Les montres de valeur ne séduisent pas que les collectionneurs. Logique : « C’est un bien mobilier qui prend peu de place, qui se vend plutôt bien à un prix extrêmement attractif », résume Damien Savarzeix, procureur de la République de Grasse. D’où son succès, dans les cambriolages comme dans la rue.
Ces montres attirent de nouveaux publics, aussi, poursuit le magistrat. « C’est devenu beaucoup plus éclectique. Avant, la délinquance était ciblée sur les montres à très, très haute valeur, à cinq voire six zéros. On observe une « démocratisation » du vol de montre, un ciblage sur des montres de prix compris entre 1 000 et 30 000 euros. »
Scènes de violence
Gaz lacrymogène. Coups de crosse. Coups de poings, de pied. Les arracheurs n’y vont plus de main morte. Un propriétaire de Ferrari gazé alors qu’il fait le plein à Antibes. Des automobilistes frappés au feu rouge à Saint-Tropez. « C’est parfois très violent », confirme Xavier Bonhomme. « Avant, on avait des spécialistes avec le gang des Napolitains. La délinquance s’élargit », explique Florence Gavello. Les voleurs sont aussi des « locaux », agissant sur commande ou flairant le bon coup… mais pas forcément le bon client : un bijou peut cacher une réplique.
La riposte
Ce matin, le parquet de Grasse se réunit « pour définir une stratégie d’action contre ce phénomène », prévient Damien Savarzeix. Son homologue niçois prend ce fléau « extrêmement au sérieux ». Dans le golfe de Saint-Tropez, la gendarmerie a réactivé son Groupe d’enquête spécialisé (GES) créé en 2021.
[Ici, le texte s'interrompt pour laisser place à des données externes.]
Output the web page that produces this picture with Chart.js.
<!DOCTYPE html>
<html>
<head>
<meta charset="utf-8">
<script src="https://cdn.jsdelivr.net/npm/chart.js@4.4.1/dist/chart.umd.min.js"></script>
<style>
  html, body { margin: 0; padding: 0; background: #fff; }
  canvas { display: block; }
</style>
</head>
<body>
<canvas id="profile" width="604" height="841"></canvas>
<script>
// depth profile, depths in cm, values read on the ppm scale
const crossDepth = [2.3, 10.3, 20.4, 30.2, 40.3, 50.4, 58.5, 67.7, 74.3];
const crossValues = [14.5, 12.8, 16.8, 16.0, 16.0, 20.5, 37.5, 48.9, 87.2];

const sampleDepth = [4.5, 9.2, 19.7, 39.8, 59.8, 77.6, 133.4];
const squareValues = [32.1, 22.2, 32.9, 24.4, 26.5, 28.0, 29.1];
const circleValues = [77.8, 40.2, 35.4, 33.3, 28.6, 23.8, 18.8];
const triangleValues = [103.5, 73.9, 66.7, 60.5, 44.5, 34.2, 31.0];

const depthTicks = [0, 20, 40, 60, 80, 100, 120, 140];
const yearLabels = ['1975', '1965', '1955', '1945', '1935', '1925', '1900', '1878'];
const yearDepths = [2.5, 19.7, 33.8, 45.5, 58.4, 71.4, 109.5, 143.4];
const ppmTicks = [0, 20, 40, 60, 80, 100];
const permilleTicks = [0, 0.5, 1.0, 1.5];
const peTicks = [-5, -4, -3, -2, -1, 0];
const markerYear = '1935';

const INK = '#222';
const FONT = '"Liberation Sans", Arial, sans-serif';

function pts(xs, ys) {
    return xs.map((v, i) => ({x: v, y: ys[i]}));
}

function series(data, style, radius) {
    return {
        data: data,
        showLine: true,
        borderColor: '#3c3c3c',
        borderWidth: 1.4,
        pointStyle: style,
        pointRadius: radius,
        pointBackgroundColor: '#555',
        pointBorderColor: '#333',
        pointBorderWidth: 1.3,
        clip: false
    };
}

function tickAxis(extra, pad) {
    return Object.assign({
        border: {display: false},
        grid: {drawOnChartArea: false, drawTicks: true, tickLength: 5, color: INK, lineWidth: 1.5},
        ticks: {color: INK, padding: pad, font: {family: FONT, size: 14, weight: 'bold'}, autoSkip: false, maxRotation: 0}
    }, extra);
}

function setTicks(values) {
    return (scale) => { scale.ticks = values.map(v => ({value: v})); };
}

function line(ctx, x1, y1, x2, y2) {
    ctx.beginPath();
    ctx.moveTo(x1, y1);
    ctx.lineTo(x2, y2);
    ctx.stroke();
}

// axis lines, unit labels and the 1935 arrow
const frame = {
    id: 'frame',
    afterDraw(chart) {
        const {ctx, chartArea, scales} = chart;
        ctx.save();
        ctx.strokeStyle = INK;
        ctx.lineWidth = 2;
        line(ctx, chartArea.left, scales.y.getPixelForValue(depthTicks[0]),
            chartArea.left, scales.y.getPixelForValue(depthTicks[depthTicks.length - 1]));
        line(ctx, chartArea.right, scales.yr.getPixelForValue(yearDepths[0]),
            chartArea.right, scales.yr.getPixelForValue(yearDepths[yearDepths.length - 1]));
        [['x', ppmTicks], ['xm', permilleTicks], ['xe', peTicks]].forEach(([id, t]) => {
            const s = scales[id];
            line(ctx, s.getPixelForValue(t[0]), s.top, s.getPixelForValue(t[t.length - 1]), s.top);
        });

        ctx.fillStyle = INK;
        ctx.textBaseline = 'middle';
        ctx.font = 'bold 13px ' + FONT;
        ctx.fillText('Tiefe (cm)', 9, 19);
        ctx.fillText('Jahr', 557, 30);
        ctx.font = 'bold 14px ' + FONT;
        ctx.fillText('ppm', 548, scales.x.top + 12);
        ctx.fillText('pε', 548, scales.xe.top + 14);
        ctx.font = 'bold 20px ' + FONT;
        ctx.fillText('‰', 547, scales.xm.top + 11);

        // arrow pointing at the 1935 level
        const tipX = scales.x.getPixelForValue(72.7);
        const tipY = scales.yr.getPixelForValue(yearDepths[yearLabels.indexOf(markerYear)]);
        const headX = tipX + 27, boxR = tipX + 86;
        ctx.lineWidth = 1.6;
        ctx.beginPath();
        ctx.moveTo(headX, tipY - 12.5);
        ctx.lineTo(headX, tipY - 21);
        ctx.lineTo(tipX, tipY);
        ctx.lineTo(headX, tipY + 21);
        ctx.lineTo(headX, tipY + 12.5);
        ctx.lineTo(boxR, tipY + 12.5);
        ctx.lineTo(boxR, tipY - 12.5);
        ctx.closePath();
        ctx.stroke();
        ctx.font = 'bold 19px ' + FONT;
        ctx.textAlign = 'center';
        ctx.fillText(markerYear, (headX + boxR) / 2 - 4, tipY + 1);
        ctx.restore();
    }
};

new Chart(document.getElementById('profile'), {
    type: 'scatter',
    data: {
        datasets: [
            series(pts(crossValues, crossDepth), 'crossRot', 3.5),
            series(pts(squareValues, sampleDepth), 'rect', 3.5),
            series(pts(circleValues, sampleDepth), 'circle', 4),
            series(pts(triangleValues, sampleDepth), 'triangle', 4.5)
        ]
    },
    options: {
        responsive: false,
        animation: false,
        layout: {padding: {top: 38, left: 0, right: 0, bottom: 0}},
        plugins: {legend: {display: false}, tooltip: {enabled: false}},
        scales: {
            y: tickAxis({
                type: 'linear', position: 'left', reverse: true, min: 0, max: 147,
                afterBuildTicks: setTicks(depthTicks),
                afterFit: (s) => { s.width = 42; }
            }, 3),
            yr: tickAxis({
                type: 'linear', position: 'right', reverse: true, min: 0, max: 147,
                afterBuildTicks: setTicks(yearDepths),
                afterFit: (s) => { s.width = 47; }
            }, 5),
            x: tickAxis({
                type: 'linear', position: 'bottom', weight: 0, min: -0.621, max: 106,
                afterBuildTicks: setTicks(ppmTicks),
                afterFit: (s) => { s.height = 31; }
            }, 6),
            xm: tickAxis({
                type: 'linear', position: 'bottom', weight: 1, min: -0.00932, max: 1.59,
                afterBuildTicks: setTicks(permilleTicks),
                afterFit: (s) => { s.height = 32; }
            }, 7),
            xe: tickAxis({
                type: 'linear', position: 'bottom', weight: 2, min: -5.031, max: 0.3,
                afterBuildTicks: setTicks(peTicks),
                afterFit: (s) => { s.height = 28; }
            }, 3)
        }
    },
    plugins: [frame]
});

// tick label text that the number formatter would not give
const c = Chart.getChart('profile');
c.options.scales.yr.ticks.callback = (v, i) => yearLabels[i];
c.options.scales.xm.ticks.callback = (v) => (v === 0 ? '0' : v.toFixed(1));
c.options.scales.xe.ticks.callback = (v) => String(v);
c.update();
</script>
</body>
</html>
La PJ se réunit chaque semaine avec gendarmerie, police aux frontières et DDSP 06. Celle-ci a réédité un flyer de prévention, désigné des référents, briefé ses opérateurs radio, sensibilisé ses équipages. Mais surtout, elle appelle les amateurs de belles montres à être « vigilants, discrets et, en cas de vol, à alerter aussitôt les forces de sécurité ».